Remainers (people who voted against Brexit) have argued that London’s position as a global financial powerhouse would be disrupted as European markets move away, taking with them almost 200,000 jobs in the sector.
However, London still remains a compelling and dynamic point of commerce with banking assets of $14.3 trillion in mid-2021, clearly ahead of European leaders, France at $13.2 trillion and Germany at $11.2 trillion.
The UK also boasts one of the continent’s largest insurance markets, fourth in the world, with 5.4 percent of all global premiums, and a fifth of advanced European economies. The legal service sector in the UK is the second largest globally, trailing only the United States.
In matters of international bank lending, London leads the rest of the world with almost 16 percent of all transactions, as well as 43 percent of all trade in currencies. The UK trades in almost 2.5 times the number of dollars as the United States. Hence, it seems, at least for the time being, that Brexit supporters have managed to vindicate their claims.
UK private equity players invested $37.8 billion, the largest in Europe, while 352 foreign companies were listed on the London Stock Exchange (LSE), accounting for 15.4 percent of all listings in Europe, the Middle East, and Africa.
David Frost, UK Brexit minister, said in a statement last month that the UK and European Union have failed to arrive at a deal for financial services till now, with delays predicted to last through the next year or two, reported the Financial Times.
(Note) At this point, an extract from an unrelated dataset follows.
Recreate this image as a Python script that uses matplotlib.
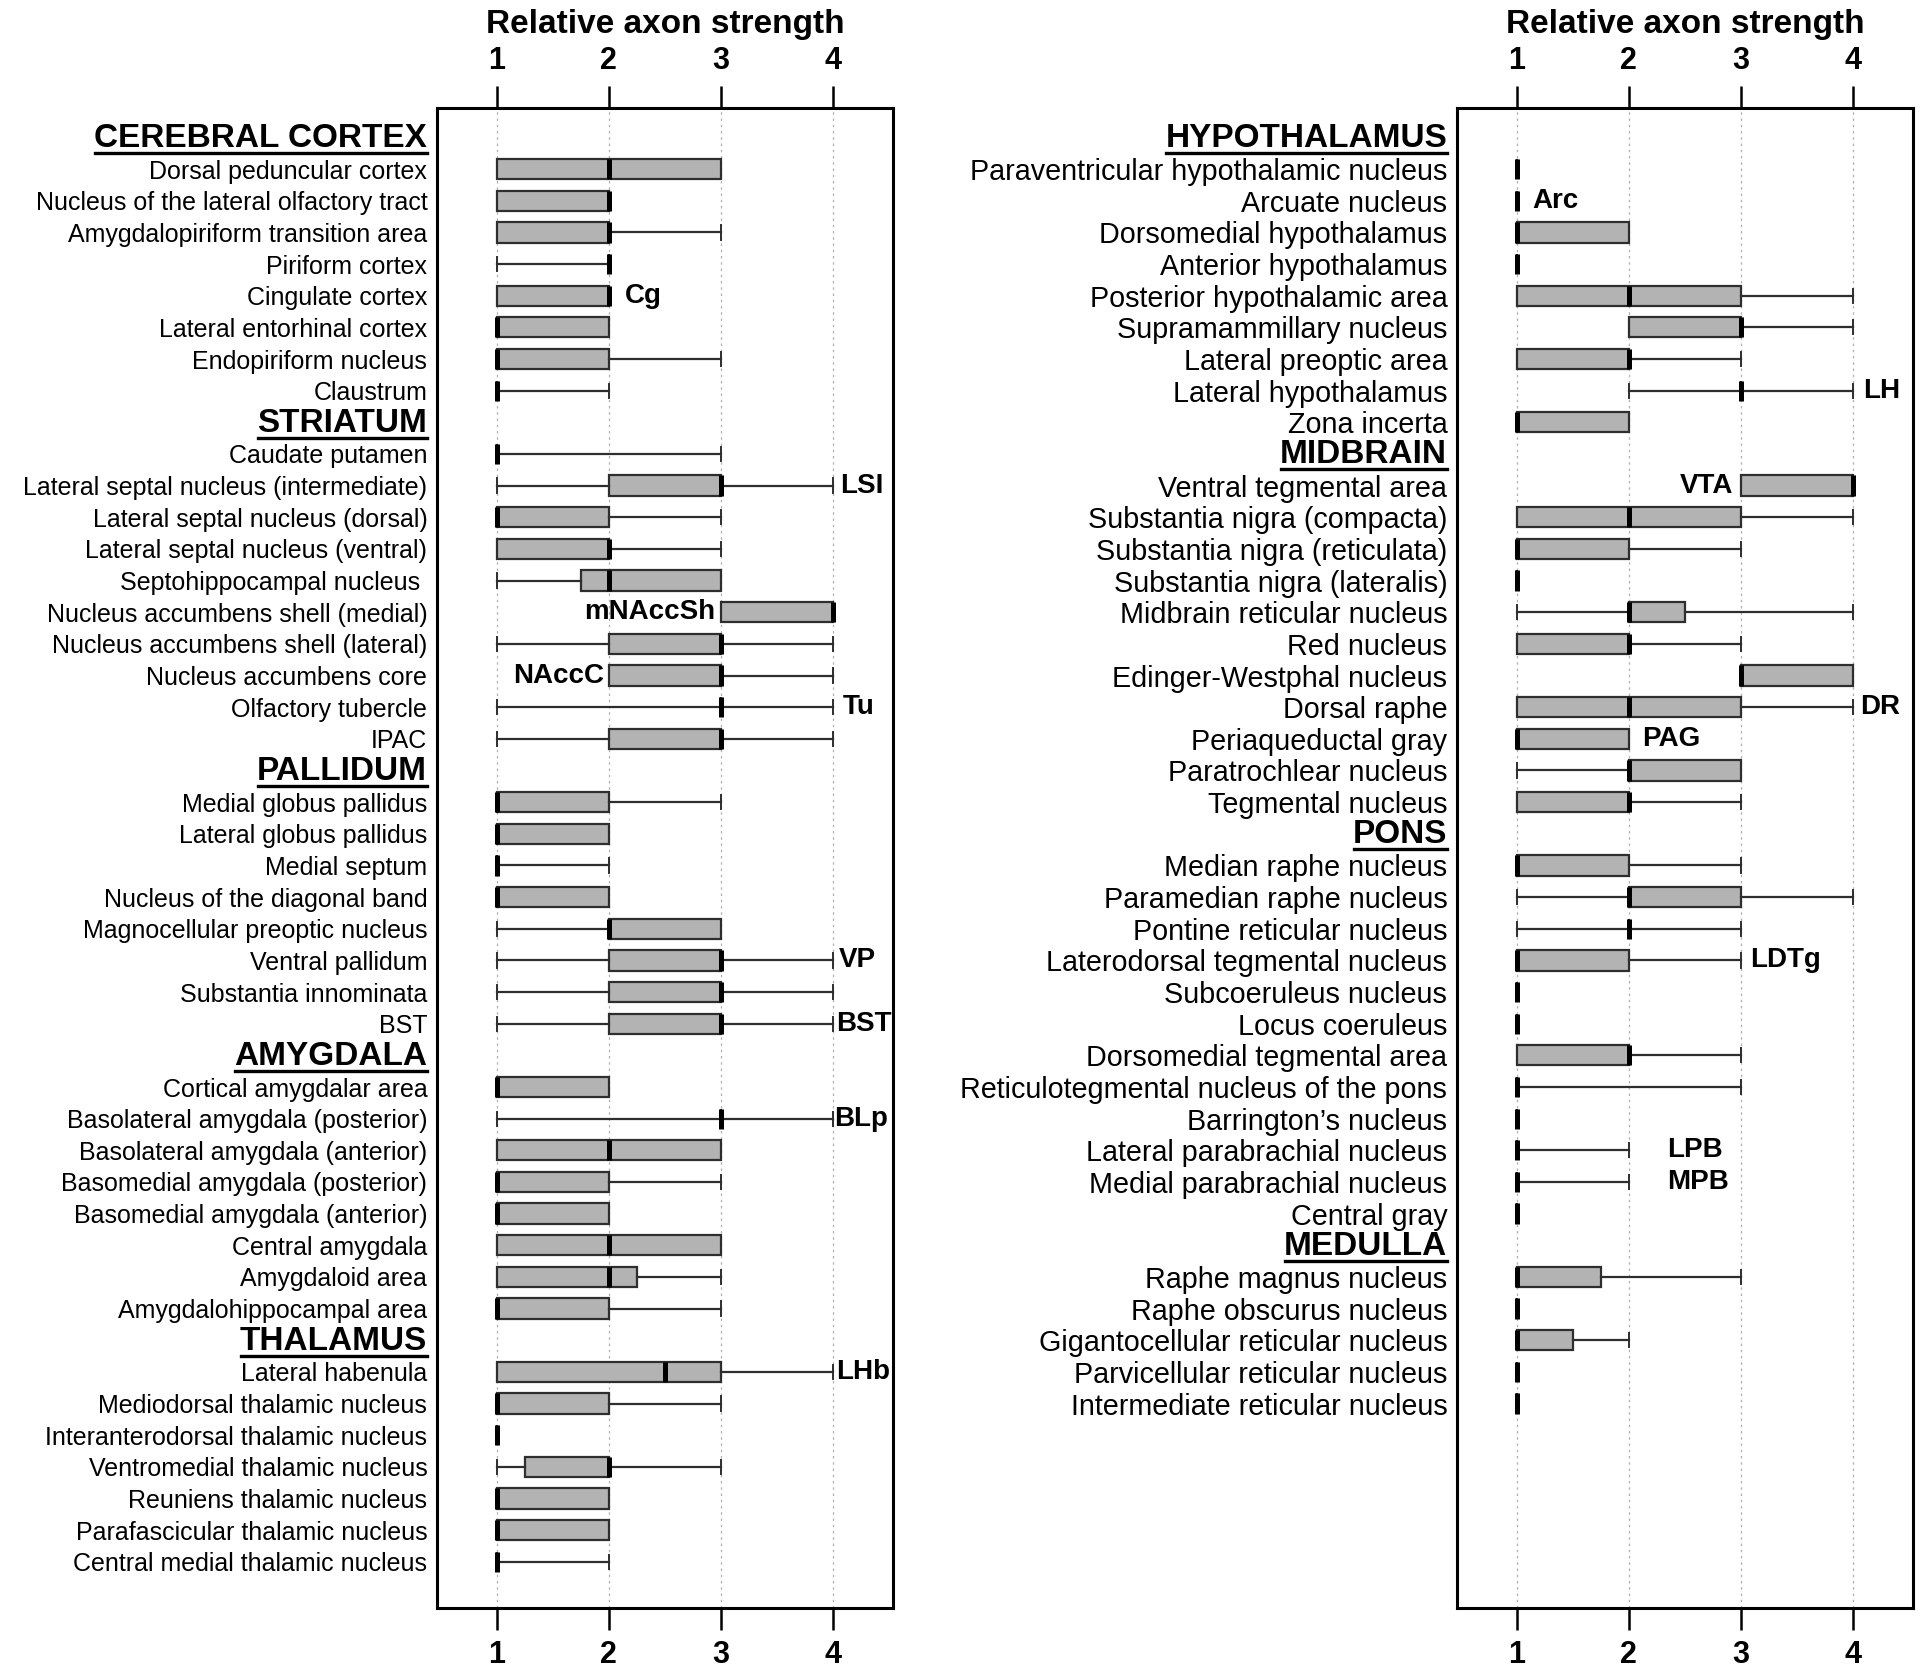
import matplotlib
matplotlib.use('Agg')
import matplotlib.pyplot as plt
from matplotlib.lines import Line2D
from matplotlib.transforms import blended_transform_factory

plt.rcParams['font.family'] = ['Liberation Sans', 'DejaVu Sans']

# ---------------- DATA ----------------
# each stat tuple: (whisker low, q1, median, q3, whisker high)
cortex_names = ["Dorsal peduncular cortex", "Nucleus of the lateral olfactory tract",
                "Amygdalopiriform transition area", "Piriform cortex", "Cingulate cortex",
                "Lateral entorhinal cortex", "Endopiriform nucleus", "Claustrum"]
cortex_stats = [(1, 1, 2, 3, 3), (1, 1, 2, 2, 2), (1, 1, 2, 2, 3), (1, 2, 2, 2, 2),
                (1, 1, 2, 2, 2), (1, 1, 1, 2, 2), (1, 1, 1, 2, 3), (1, 1, 1, 1, 2)]

striatum_names = ["Caudate putamen", "Lateral septal nucleus (intermediate)",
                  "Lateral septal nucleus (dorsal)", "Lateral septal nucleus (ventral)",
                  "Septohippocampal nucleus ", "Nucleus accumbens shell (medial)",
                  "Nucleus accumbens shell (lateral)", "Nucleus accumbens core",
                  "Olfactory tubercle", "IPAC"]
striatum_stats = [(1, 1, 1, 1, 3), (1, 2, 3, 3, 4), (1, 1, 1, 2, 3), (1, 1, 2, 2, 3),
                  (1, 1.75, 2, 3, 3), (3, 3, 4, 4, 4), (1, 2, 3, 3, 4), (2, 2, 3, 3, 4),
                  (1, 3, 3, 3, 4), (1, 2, 3, 3, 4)]

pallidum_names = ["Medial globus pallidus", "Lateral globus pallidus", "Medial septum",
                  "Nucleus of the diagonal band", "Magnocellular preoptic nucleus",
                  "Ventral pallidum", "Substantia innominata", "BST"]
pallidum_stats = [(1, 1, 1, 2, 3), (1, 1, 1, 2, 2), (1, 1, 1, 1, 2), (1, 1, 1, 2, 2),
                  (1, 2, 2, 3, 3), (1, 2, 3, 3, 4), (1, 2, 3, 3, 4), (1, 2, 3, 3, 4)]

amygdala_names = ["Cortical amygdalar area", "Basolateral amygdala (posterior)",
                  "Basolateral amygdala (anterior)", "Basomedial amygdala (posterior)",
                  "Basomedial amygdala (anterior)", "Central amygdala", "Amygdaloid area",
                  "Amygdalohippocampal area"]
amygdala_stats = [(1, 1, 1, 2, 2), (1, 3, 3, 3, 4), (1, 1, 2, 3, 3), (1, 1, 1, 2, 3),
                  (1, 1, 1, 2, 2), (1, 1, 2, 3, 3), (1, 1, 2, 2.25, 3), (1, 1, 1, 2, 3)]

thalamus_names = ["Lateral habenula", "Mediodorsal thalamic nucleus",
                  "Interanterodorsal thalamic nucleus", "Ventromedial thalamic nucleus",
                  "Reuniens thalamic nucleus", "Parafascicular thalamic nucleus",
                  "Central medial thalamic nucleus"]
thalamus_stats = [(1, 1, 2.5, 3, 4), (1, 1, 1, 2, 3), (1, 1, 1, 1, 1), (1, 1.25, 2, 2, 3),
                  (1, 1, 1, 2, 2), (1, 1, 1, 2, 2), (1, 1, 1, 1, 2)]

hypothalamus_names = ["Paraventricular hypothalamic nucleus", "Arcuate nucleus",
                      "Dorsomedial hypothalamus", "Anterior hypothalamus",
                      "Posterior hypothalamic area", "Supramammillary nucleus",
                      "Lateral preoptic area", "Lateral hypothalamus", "Zona incerta"]
hypothalamus_stats = [(1, 1, 1, 1, 1), (1, 1, 1, 1, 1), (1, 1, 1, 2, 2), (1, 1, 1, 1, 1),
                      (1, 1, 2, 3, 4), (2, 2, 3, 3, 4), (1, 1, 2, 2, 3), (2, 3, 3, 3, 4),
                      (1, 1, 1, 2, 2)]

midbrain_names = ["Ventral tegmental area", "Substantia nigra (compacta)",
                  "Substantia nigra (reticulata)", "Substantia nigra (lateralis)",
                  "Midbrain reticular nucleus", "Red nucleus", "Edinger-Westphal nucleus",
                  "Dorsal raphe", "Periaqueductal gray", "Paratrochlear nucleus",
                  "Tegmental nucleus"]
midbrain_stats = [(3, 3, 4, 4, 4), (1, 1, 2, 3, 4), (1, 1, 1, 2, 3), (1, 1, 1, 1, 1),
                  (1, 2, 2, 2.5, 4), (1, 1, 2, 2, 3), (3, 3, 3, 4, 4), (1, 1, 2, 3, 4),
                  (1, 1, 1, 2, 2), (1, 2, 2, 3, 3), (1, 1, 2, 2, 3)]

pons_names = ["Median raphe nucleus", "Paramedian raphe nucleus", "Pontine reticular nucleus",
              "Laterodorsal tegmental nucleus", "Subcoeruleus nucleus", "Locus coeruleus",
              "Dorsomedial tegmental area", "Reticulotegmental nucleus of the pons",
              "Barrington\u2019s nucleus", "Lateral parabrachial nucleus",
              "Medial parabrachial nucleus", "Central gray"]
pons_stats = [(1, 1, 1, 2, 3), (1, 2, 2, 3, 4), (1, 2, 2, 2, 3), (1, 1, 1, 2, 3),
              (1, 1, 1, 1, 1), (1, 1, 1, 1, 1), (1, 1, 2, 2, 3), (1, 1, 1, 1, 3),
              (1, 1, 1, 1, 1), (1, 1, 1, 1, 2), (1, 1, 1, 1, 2), (1, 1, 1, 1, 1)]

medulla_names = ["Raphe magnus nucleus", "Raphe obscurus nucleus",
                 "Gigantocellular reticular nucleus", "Parvicellular reticular nucleus",
                 "Intermediate reticular nucleus"]
medulla_stats = [(1, 1, 1, 1.75, 3), (1, 1, 1, 1, 1), (1, 1, 1, 1.5, 2), (1, 1, 1, 1, 1),
                 (1, 1, 1, 1, 1)]

left_sections = [("CEREBRAL CORTEX", cortex_names, cortex_stats),
                 ("STRIATUM", striatum_names, striatum_stats),
                 ("PALLIDUM", pallidum_names, pallidum_stats),
                 ("AMYGDALA", amygdala_names, amygdala_stats),
                 ("THALAMUS", thalamus_names, thalamus_stats)]
right_sections = [("HYPOTHALAMUS", hypothalamus_names, hypothalamus_stats),
                  ("MIDBRAIN", midbrain_names, midbrain_stats),
                  ("PONS", pons_names, pons_stats),
                  ("MEDULLA", medulla_names, medulla_stats)]

# annotations: (row name, label, side, gap)  side 'hi' -> right of high whisker, 'lo' -> left of q1
left_annot = [("Cingulate cortex", "Cg", "hi", 0.14),
              ("Lateral septal nucleus (intermediate)", "LSI", "hi", 0.06),
              ("Nucleus accumbens shell (medial)", "mNAccSh", "lo", 0.05),
              ("Nucleus accumbens core", "NAccC", "lo", 0.04),
              ("Olfactory tubercle", "Tu", "hi", 0.08),
              ("Ventral pallidum", "VP", "hi", 0.05),
              ("BST", "BST", "hi", 0.02),
              ("Basolateral amygdala (posterior)", "BLp", "hi", 0.01),
              ("Lateral habenula", "LHb", "hi", 0.02)]
right_annot = [("Arcuate nucleus", "Arc", "hi", 0.14),
               ("Lateral hypothalamus", "LH", "hi", 0.09),
               ("Ventral tegmental area", "VTA", "lo", 0.07),
               ("Dorsal raphe", "DR", "hi", 0.06),
               ("Periaqueductal gray", "PAG", "hi", 0.12),
               ("Laterodorsal tegmental nucleus", "LDTg", "hi", 0.08),
               ("Lateral parabrachial nucleus", "LPB", "hi", 0.34),
               ("Medial parabrachial nucleus", "MPB", "hi", 0.34)]

xticks = [1, 2, 3, 4]
xlabel = "Relative axon strength"

# ---------------- FIGURE ----------------
W, H = 1920, 1668
fig = plt.figure(figsize=(W / 100, H / 100), dpi=100)

ax_h_px = 1500
ax_w_px = 456
axL = fig.add_axes([437 / W, 60 / H, ax_w_px / W, ax_h_px / H])
axR = fig.add_axes([1457 / W, 60 / H, ax_w_px / W, ax_h_px / H])

BOX_FC = '#b3b3b3'
EDGE = '#2e2e2e'
headers_drawn = []


def draw_panel(ax, sections, annots, label_size):
    stats, pos, names = [], [], []
    header_pos = []
    slot = 0
    for title, nm, st in sections:
        header_pos.append((title, slot))
        slot += 1
        for n, s in zip(nm, st):
            stats.append(dict(whislo=s[0], q1=s[1], med=s[2], q3=s[3], whishi=s[4],
                              fliers=[], label=n))
            pos.append(slot)
            names.append(n)
            slot += 1
    kw = dict(positions=pos, widths=0.64, patch_artist=True, showfliers=False,
              manage_ticks=False, capwidths=0.45,
              boxprops=dict(facecolor=BOX_FC, edgecolor=EDGE, linewidth=1.6),
              whiskerprops=dict(color=EDGE, linewidth=1.6),
              capprops=dict(color=EDGE, linewidth=1.4),
              medianprops=dict(color='black', linewidth=3.6, solid_capstyle='butt'))
    try:
        ax.bxp(stats, orientation='horizontal', **kw)
    except TypeError:
        ax.bxp(stats, vert=False, **kw)

    ax.set_xlim(0.47, 4.53)
    ax.set_ylim(46.46, -0.93)
    ax.set_xticks(xticks)
    ax.set_xticklabels([str(t) for t in xticks])
    ax.tick_params(axis='x', top=True, labeltop=True, bottom=True, labelbottom=True,
                   direction='out', length=16, width=1.8, pad=7, labelsize=22)
    for lab in ax.get_xticklabels():
        lab.set_fontweight('bold')
    ax.set_yticks(pos)
    ax.set_yticklabels(names, fontsize=label_size)
    ax.tick_params(axis='y', length=0, pad=7)
    ax.grid(axis='x', linestyle=(0, (2, 3)), color='#b0b0b0', linewidth=0.9)
    ax.set_axisbelow(True)
    for sp in ax.spines.values():
        sp.set_linewidth(2.2)
        sp.set_color('black')

    ax.text(0.5, 1 + 84 / ax_h_px, xlabel, transform=ax.transAxes, ha='center',
            va='center', fontsize=24, fontweight='bold')

    tr = blended_transform_factory(ax.transAxes, ax.transData)
    for title, s in header_pos:
        t = ax.text(-10 / ax_w_px, s + 0.30, title, transform=tr, ha='right',
                    va='baseline', fontsize=24, fontweight='bold', clip_on=False)
        headers_drawn.append(t)

    lookup = {n: s for n, s in zip(names, stats)}
    ypos = {n: p for n, p in zip(names, pos)}
    for row, label, side, gap in annots:
        st = lookup[row]
        if side == 'hi':
            x, ha = st['whishi'] + gap, 'left'
        else:
            x, ha = st['q1'] - gap, 'right'
        ax.text(x, ypos[row], label, ha=ha, va='center', fontsize=20,
                fontweight='bold', clip_on=False)


draw_panel(axL, left_sections, left_annot, 18)
draw_panel(axR, right_sections, right_annot, 20.7)

# underline headers (just below the baseline)
fig.canvas.draw()
renderer = fig.canvas.get_renderer()
inv = fig.transFigure.inverted()
for t in headers_drawn:
    bb = t.get_window_extent(renderer)
    # baseline in display coords
    _, base_y = t.get_transform().transform(t.get_position())
    y = base_y - 6
    (x0, yy0), (x1, yy1) = inv.transform([(bb.x0 + 1, y), (bb.x1, y)])
    fig.add_artist(Line2D([x0, x1], [yy0, yy1], transform=fig.transFigure,
                          color='black', linewidth=2.4))

fig.savefig('out.png', dpi=100)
The prospective deal would allow firms in the sector, including banks, legal firms, and insurance companies to work without restrictions across borders.
“The industry is a national asset,” Anjalika Bardalai, Chief Economist and Head of Research at TheCityUK, said in the report. “The UK’s status as a world leading financial center is at risk unless industry, government, and regulators work together to boost long term competitiveness, deepen key trade links, and focus on new areas of future global growth.”